__Aim of the task__. All of the listing below must be repeated word for word. Pictures are the only thing to omit.
>> START
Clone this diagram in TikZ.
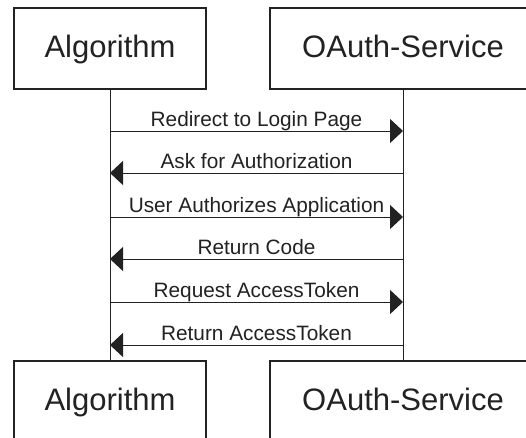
\documentclass[tikz,border=0pt]{standalone}
\usepackage{fontspec}
\setmainfont{Liberation Sans}
\usetikzlibrary{arrows.meta}
\definecolor{ink}{HTML}{222222}
\tikzset{
  actor/.style={draw=ink, line width=1.2pt, rectangle, minimum height=81pt,
    inner sep=0pt, text height=23pt, text depth=4.5pt,
    font=\fontsize{31}{36}\selectfont, text=ink},
  lifeline/.style={draw=ink, line width=1pt},
  msg/.style={draw=ink, line width=1pt, -{Triangle[length=13pt,width=24pt]}},
  lbl/.style={midway, anchor=base, yshift=5pt, inner sep=0pt,
    font=\fontsize{20.8}{24}\selectfont, text=ink}
}
\begin{document}
\begin{tikzpicture}[x=1pt, y=-1pt]
\useasboundingbox (0,0) rectangle (526,437);
\clip (0,0) rectangle (526,437);
\fill[white] (0,0) rectangle (526,437);

% participants, head and foot
\node[actor, minimum width=192pt] (algTop) at (110,48.5) {Algorithm};
\node[actor, minimum width=266pt] (svcTop) at (403,48.5) {OAuth-Service};
\node[actor, minimum width=192pt] (algBot) at (110,401.5) {Algorithm};
\node[actor, minimum width=266pt] (svcBot) at (403,401.5) {OAuth-Service};

% lifelines
\draw[lifeline] (algTop.south) -- (algBot.north);
\draw[lifeline] (svcTop.south) -- (svcBot.north);

% message endpoints on the lifelines
\foreach \n/\y in {1/131, 2/173, 3/217, 4/259, 5/302, 6/345} {
  \coordinate (a\n) at (algTop.south |- 0,\y);
  \coordinate (s\n) at (svcTop.south |- 0,\y);
}

% messages
\draw[msg] (a1) -- node[lbl] {Redirect to Login Page} (s1);
\draw[msg] (s2) -- node[lbl] {Ask for Authorization} (a2);
\draw[msg] (a3) -- node[lbl] {User Authorizes Application} (s3);
\draw[msg] (s4) -- node[lbl] {Return Code} (a4);
\draw[msg] (a5) -- node[lbl] {Request AccessToken} (s5);
\draw[msg] (s6) -- node[lbl] {Return AccessToken} (a6);
\end{tikzpicture}
\end{document}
>> END
__Finished answer__.
Clone this diagram in TikZ.
\documentclass[tikz,border=0pt]{standalone}
\usepackage{fontspec}
\setmainfont{Liberation Sans}
\usetikzlibrary{arrows.meta}
\definecolor{ink}{HTML}{222222}
\tikzset{
  actor/.style={draw=ink, line width=1.2pt, rectangle, minimum height=81pt,
    inner sep=0pt, text height=23pt, text depth=4.5pt,
    font=\fontsize{31}{36}\selectfont, text=ink},
  lifeline/.style={draw=ink, line width=1pt},
  msg/.style={draw=ink, line width=1pt, -{Triangle[length=13pt,width=24pt]}},
  lbl/.style={midway, anchor=base, yshift=5pt, inner sep=0pt,
    font=\fontsize{20.8}{24}\selectfont, text=ink}
}
\begin{document}
\begin{tikzpicture}[x=1pt, y=-1pt]
\useasboundingbox (0,0) rectangle (526,437);
\clip (0,0) rectangle (526,437);
\fill[white] (0,0) rectangle (526,437);

% participants, head and foot
\node[actor, minimum width=192pt] (algTop) at (110,48.5) {Algorithm};
\node[actor, minimum width=266pt] (svcTop) at (403,48.5) {OAuth-Service};
\node[actor, minimum width=192pt] (algBot) at (110,401.5) {Algorithm};
\node[actor, minimum width=266pt] (svcBot) at (403,401.5) {OAuth-Service};

% lifelines
\draw[lifeline] (algTop.south) -- (algBot.north);
\draw[lifeline] (svcTop.south) -- (svcBot.north);

% message endpoints on the lifelines
\foreach \n/\y in {1/131, 2/173, 3/217, 4/259, 5/302, 6/345} {
  \coordinate (a\n) at (algTop.south |- 0,\y);
  \coordinate (s\n) at (svcTop.south |- 0,\y);
}

% messages
\draw[msg] (a1) -- node[lbl] {Redirect to Login Page} (s1);
\draw[msg] (s2) -- node[lbl] {Ask for Authorization} (a2);
\draw[msg] (a3) -- node[lbl] {User Authorizes Application} (s3);
\draw[msg] (s4) -- node[lbl] {Return Code} (a4);
\draw[msg] (a5) -- node[lbl] {Request AccessToken} (s5);
\draw[msg] (s6) -- node[lbl] {Return AccessToken} (a6);
\end{tikzpicture}
\end{document}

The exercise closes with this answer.